A Hartford family attends a rally at the Hartford Municipal Building on Tuesday protesting the Supreme Court ruling on abortion. (Douglas Hook / Hartford Courant)
A Hartford family attends a rally at the Hartford Municipal Building on Tuesday protesting the Supreme Court ruling on abortion. (Douglas Hook / Hartford Courant)

And while abortion is legal in Connecticut, 13 states — Arkansas, Idaho, Kentucky, Louisiana, Mississippi, Missouri, North Dakota, Oklahoma, South Dakota, Tennessee, Texas, Utah, and Wyoming have “trigger” laws on the books that would ban abortions in the first and second trimester.

Prescott says she has a 17-year-old daughter who is likely going to college next year.

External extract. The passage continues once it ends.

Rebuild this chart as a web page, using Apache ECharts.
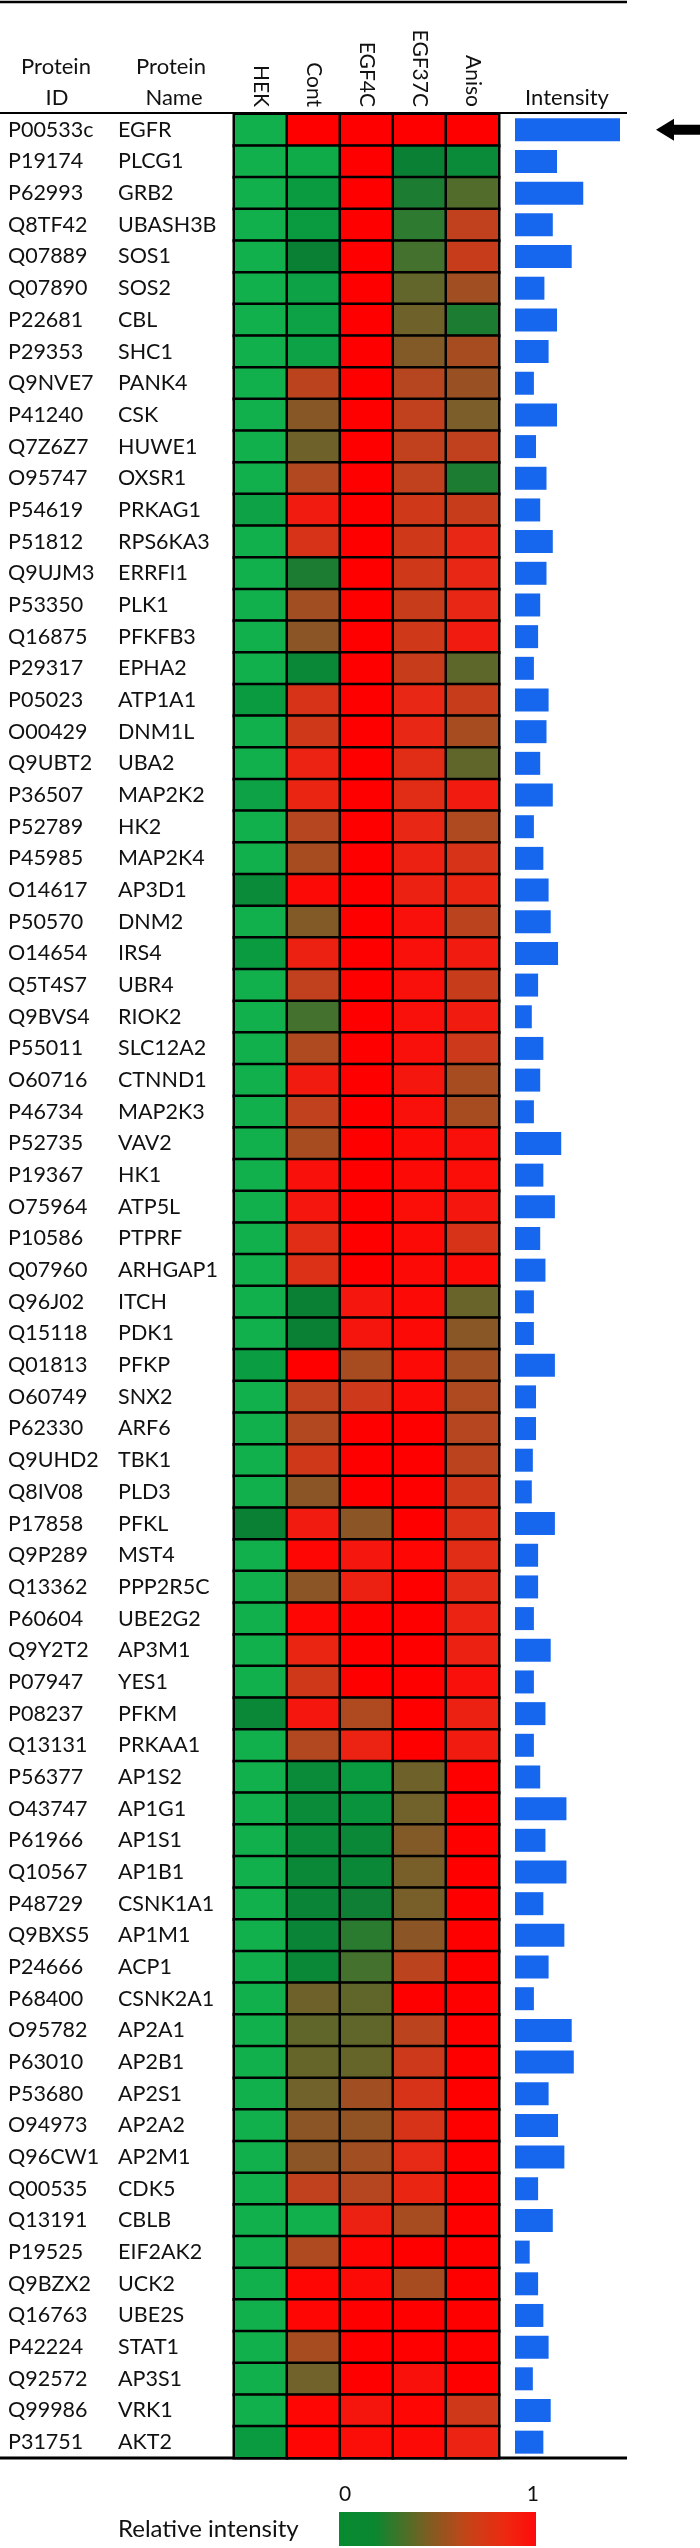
<!DOCTYPE html>
<html><head><meta charset="utf-8">
<script src="https://cdn.jsdelivr.net/npm/echarts@6/dist/echarts.min.js"></script>
<style>html,body{margin:0;padding:0;background:#fff}#c{width:700px;height:2548px}</style>
</head><body><div id="c"></div>
<script>
const proteinIds = ['P00533c','P19174','P62993','Q8TF42','Q07889','Q07890','P22681','P29353','Q9NVE7','P41240','Q7Z6Z7','O95747','P54619','P51812','Q9UJM3','P53350','Q16875','P29317','P05023','O00429','Q9UBT2','P36507','P52789','P45985','O14617','P50570','O14654','Q5T4S7','Q9BVS4','P55011','O60716','P46734','P52735','P19367','O75964','P10586','Q07960','Q96J02','Q15118','Q01813','O60749','P62330','Q9UHD2','Q8IV08','P17858','Q9P289','Q13362','P60604','Q9Y2T2','P07947','P08237','Q13131','P56377','O43747','P61966','Q10567','P48729','Q9BXS5','P24666','P68400','O95782','P63010','P53680','O94973','Q96CW1','Q00535','Q13191','P19525','Q9BZX2','Q16763','P42224','Q92572','Q99986','P31751'];
const proteinNames = ['EGFR','PLCG1','GRB2','UBASH3B','SOS1','SOS2','CBL','SHC1','PANK4','CSK','HUWE1','OXSR1','PRKAG1','RPS6KA3','ERRFI1','PLK1','PFKFB3','EPHA2','ATP1A1','DNM1L','UBA2','MAP2K2','HK2','MAP2K4','AP3D1','DNM2','IRS4','UBR4','RIOK2','SLC12A2','CTNND1','MAP2K3','VAV2','HK1','ATP5L','PTPRF','ARHGAP1','ITCH','PDK1','PFKP','SNX2','ARF6','TBK1','PLD3','PFKL','MST4','PPP2R5C','UBE2G2','AP3M1','YES1','PFKM','PRKAA1','AP1S2','AP1G1','AP1S1','AP1B1','CSNK1A1','AP1M1','ACP1','CSNK2A1','AP2A1','AP2B1','AP2S1','AP2A2','AP2M1','CDK5','CBLB','EIF2AK2','UCK2','UBE2S','STAT1','AP3S1','VRK1','AKT2'];
const conditions = ['HEK','Cont','EGF4C','EGF37C','Aniso'];

const hek = [0,0,0,0,0,0,0,0,0,0, 0,0,0.05,0,0,0,0,0,0.08,0, 0,0.05,0,0,0.12,0,0.08,0,0,0, 0,0,0,0,0,0,0,0,0,0.07, 0,0,0,0,0.15,0,0,0,0,0, 0.13,0,0,0,0,0,0,0,0,0, 0,0,0,0,0,0,0,0,0,0, 0,0,0,0.08];
const cont = [1,0.02,0.08,0.08,0.15,0.05,0.05,0.05,0.68,0.52, 0.42,0.65,0.9,0.78,0.2,0.6,0.54,0.13,0.78,0.75, 0.87,0.86,0.66,0.62,0.97,0.5,0.88,0.7,0.3,0.64, 0.9,0.7,0.62,0.95,0.92,0.82,0.8,0.15,0.15,1, 0.7,0.65,0.75,0.54,0.9,0.98,0.54,0.98,0.86,0.75, 0.92,0.65,0.12,0.12,0.12,0.13,0.14,0.14,0.13,0.42, 0.37,0.39,0.43,0.54,0.54,0.7,0,0.64,0.98,0.98, 0.62,0.43,0.98,0.98];
const egf4c = [1,1,1,1,1,1,1,1,1,1, 1,1,1,1,1,1,1,1,1,1, 1,1,1,1,1,1,1,1,1,1, 1,1,1,1,1,1,1,0.92,0.93,0.62, 0.74,1,1,1,0.54,0.92,0.88,1,1,1, 0.64,0.87,0.08,0.1,0.13,0.13,0.16,0.24,0.3,0.37, 0.37,0.39,0.6,0.56,0.6,0.66,0.88,0.98,0.97,1, 1,1,0.93,0.96];
const egf37c = [1,0.15,0.2,0.25,0.3,0.38,0.42,0.5,0.66,0.7, 0.7,0.7,0.75,0.75,0.75,0.72,0.75,0.72,0.85,0.85, 0.82,0.82,0.85,0.88,0.88,0.95,0.95,0.95,0.95,0.95, 0.92,0.95,0.97,0.97,0.96,0.97,0.97,0.97,0.97,0.97, 0.97,1,1,1,1,0.98,1,1,1,1, 1,1,0.42,0.43,0.5,0.46,0.46,0.54,0.68,1, 0.68,0.74,0.78,0.78,0.84,0.86,0.62,1,0.62,1, 1,0.95,0.98,0.97];
const aniso = [1,0.12,0.33,0.7,0.72,0.6,0.2,0.62,0.58,0.47, 0.7,0.2,0.72,0.85,0.85,0.85,0.9,0.36,0.72,0.62, 0.37,0.9,0.64,0.78,0.86,0.68,0.9,0.72,0.9,0.74, 0.62,0.62,0.95,0.96,0.92,0.78,0.97,0.4,0.53,0.6, 0.64,0.66,0.68,0.75,0.8,0.82,0.83,0.87,0.88,0.95, 0.88,0.9,1,1,1,1,1,1,1,1, 1,1,1,1,1,1,1,1,1,1, 1,1,0.75,0.87];
const intensity = [1.00,0.40,0.65,0.36,0.54,0.28,0.40,0.32,0.18,0.40, 0.20,0.30,0.24,0.36,0.30,0.24,0.22,0.18,0.32,0.30, 0.24,0.36,0.18,0.27,0.32,0.34,0.41,0.22,0.16,0.27, 0.24,0.18,0.44,0.27,0.38,0.24,0.29,0.18,0.18,0.38, 0.20,0.20,0.17,0.16,0.38,0.22,0.22,0.18,0.34,0.18, 0.29,0.18,0.24,0.49,0.29,0.49,0.27,0.47,0.32,0.18, 0.54,0.56,0.32,0.41,0.47,0.22,0.36,0.14,0.22,0.27, 0.32,0.17,0.34,0.27];
const legendTicks = ['0','1'];
const legendTitle = 'Relative intensity';

// colour scale (styling)
const anchors = [[0,'#12B04C'],[0.08,'#0A9A40'],[0.15,'#0A8034'],[0.25,'#2E7A30'],[0.35,'#5A682A'],[0.45,'#76602A'],[0.55,'#8E5424'],[0.65,'#B24820'],[0.75,'#D0381A'],[0.85,'#E82814'],[0.95,'#FA100A'],[1,'#FF0000']];
function hex2rgb(h){return [parseInt(h.slice(1,3),16),parseInt(h.slice(3,5),16),parseInt(h.slice(5,7),16)];}
function colorAt(t){
  for(let k=0;k<anchors.length-1;k++){
    const a=anchors[k],b=anchors[k+1];
    if(t<=b[0]){const f=(t-a[0])/(b[0]-a[0]);const ca=hex2rgb(a[1]),cb=hex2rgb(b[1]);
      return 'rgb('+ca.map((v,i)=>Math.round(v+(cb[i]-v)*f)).join(',')+')';}
  }
  return anchors[anchors.length-1][1];
}
const scaleColors=[];for(let s=0;s<=100;s++)scaleColors.push(colorAt(s/100));

const cols=[hek,cont,egf4c,egf37c,aniso];
const heatData=[];
cols.forEach((arr,j)=>arr.forEach((v,i)=>heatData.push([j,i,v])));

const FONT='Lato';
const TOP=114, H=2344;
const chart=echarts.init(document.getElementById('c'),null,{renderer:'canvas'});
chart.setOption({
  animation:false,
  backgroundColor:'#fff',
  grid:[
    {left:234,top:TOP,width:265,height:H},
    {left:515,top:TOP,width:105,height:H}
  ],
  xAxis:[
    {type:'category',data:conditions,position:'top',gridIndex:0,
     axisLine:{show:false},axisTick:{show:false},splitLine:{show:false},
     axisLabel:{rotate:90,margin:7,interval:0,fontSize:21,fontFamily:FONT,color:'#111'}},
    {type:'value',gridIndex:1,min:0,max:1,show:false}
  ],
  yAxis:[
    {type:'category',data:proteinNames,inverse:true,gridIndex:0,
     axisLine:{show:false},axisTick:{show:false},splitLine:{show:false},
     axisLabel:{interval:0,align:'left',margin:226,
       formatter:(v,i)=>'{id|'+proteinIds[i]+'}{nm|'+v+'}',
       rich:{id:{width:110,fontSize:21.5,fontFamily:FONT,color:'#111'},nm:{fontSize:21.5,fontFamily:FONT,color:'#111'}}}},
    {type:'category',data:proteinNames,inverse:true,gridIndex:1,show:false}
  ],
  visualMap:{type:'continuous',min:0,max:1,show:false,seriesIndex:0,inRange:{color:scaleColors}},
  series:[
    {type:'heatmap',xAxisIndex:0,yAxisIndex:0,data:heatData,
     itemStyle:{borderColor:'#000',borderWidth:2.5},emphasis:{disabled:true}},
    {type:'bar',xAxisIndex:1,yAxisIndex:1,data:intensity,barWidth:23,
     itemStyle:{color:'#1767EE'},
     markPoint:{silent:true,
       data:[{coord:[intensity[0],0],symbol:'path://M0,11 L18,0 L18,6 L44,6 L44,16 L18,16 L18,22 Z',
              symbolSize:[44,22],symbolOffset:[58,0],itemStyle:{color:'#000'},label:{show:false}}]}}
  ],
  graphic:[
    {type:'line',shape:{x1:0,y1:2,x2:627,y2:2},style:{stroke:'#000',lineWidth:2.5}},
    {type:'line',shape:{x1:0,y1:113,x2:627,y2:113},style:{stroke:'#000',lineWidth:2}},
    {type:'line',shape:{x1:0,y1:2458,x2:627,y2:2458},style:{stroke:'#000',lineWidth:3}},
    {type:'text',x:56,y:67,style:{text:'Protein',font:'22px '+FONT,fill:'#111',align:'center',verticalAlign:'middle'}},
    {type:'text',x:57,y:98,style:{text:'ID',font:'22px '+FONT,fill:'#111',align:'center',verticalAlign:'middle'}},
    {type:'text',x:171,y:67,style:{text:'Protein',font:'22px '+FONT,fill:'#111',align:'center',verticalAlign:'middle'}},
    {type:'text',x:174,y:98,style:{text:'Name',font:'22px '+FONT,fill:'#111',align:'center',verticalAlign:'middle'}},
    {type:'text',x:567,y:98,style:{text:'Intensity',font:'22px '+FONT,fill:'#111',align:'center',verticalAlign:'middle'}},
    {type:'rect',shape:{x:339,y:2512,width:197,height:34},
     style:{fill:new echarts.graphic.LinearGradient(0,0,1,0,[
       {offset:0,color:'#078A30'},{offset:0.18,color:'#0A8730'},{offset:0.45,color:'#7C5E22'},
       {offset:0.65,color:'#C44418'},{offset:0.85,color:'#EE2810'},{offset:1,color:'#FF0A0A'}])}},
    {type:'text',x:339,y:2494,style:{text:legendTicks[0],font:'21px '+FONT,fill:'#111',align:'left',verticalAlign:'middle'}},
    {type:'text',x:539,y:2494,style:{text:legendTicks[1],font:'21px '+FONT,fill:'#111',align:'right',verticalAlign:'middle'}},
    {type:'text',x:118,y:2529,style:{text:legendTitle,font:'24px '+FONT,fill:'#111',align:'left',verticalAlign:'middle'}}
  ]
});
</script></body></html>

“We have to look at the map and look at the law to figure out what place is safe for her,” said Prescott, who said she was raped in 1999 while she was in college and elected to have an abortion.

Prescott said she believes the Dobbs decision and states that ban abortions or severely restrict access to them aren’t really concerned about protecting life.

“We’re not protecting the lives we already have,” she said. “We’re not housing folks. We’re not feeding folks. We’re not getting the hundreds of thousands of kids that are already in foster care in suitable, safe homes. We’re not getting real, affordable and quality health care to folks that need access to it.

“Roe v. Wade isn’t about protecting human life, because we’re doing nothing as a society. Our government is doing nothing to protect the people who are walking and talking and breathing right here right now.”

Which is where the intersection with housing comes in, organizers said. Forced pregnancies mean the necessity of increased, affordable housing options, not to mention time off from work during the pregnancy and after the birth of the child, they said.

Finding affordable housing in Hartford has become increasingly challenging. Flippen, who lives in the North End of Hartford on a month-to-month lease, has been looking for an apartment for a few weeks.

Rents have skyrocketed to a point where Flippen is struggling to find an affordable apartment for herself and her three children, ages 3, 9 and 14.

“To find a place that’s big enough for my family, I have to work at least two to three jobs or at least have a side gig or something like that,” she said. “It’s insane what they’re asking for.”

Flippen said three-bedroom apartments are going for about $1,500 in Hartford.

“I saw one in East Hartford going for $1,700, I didn’t even call them back,” she said. “I feel trapped. … I’ve gotten frustrated looking because everyone is looking right now.”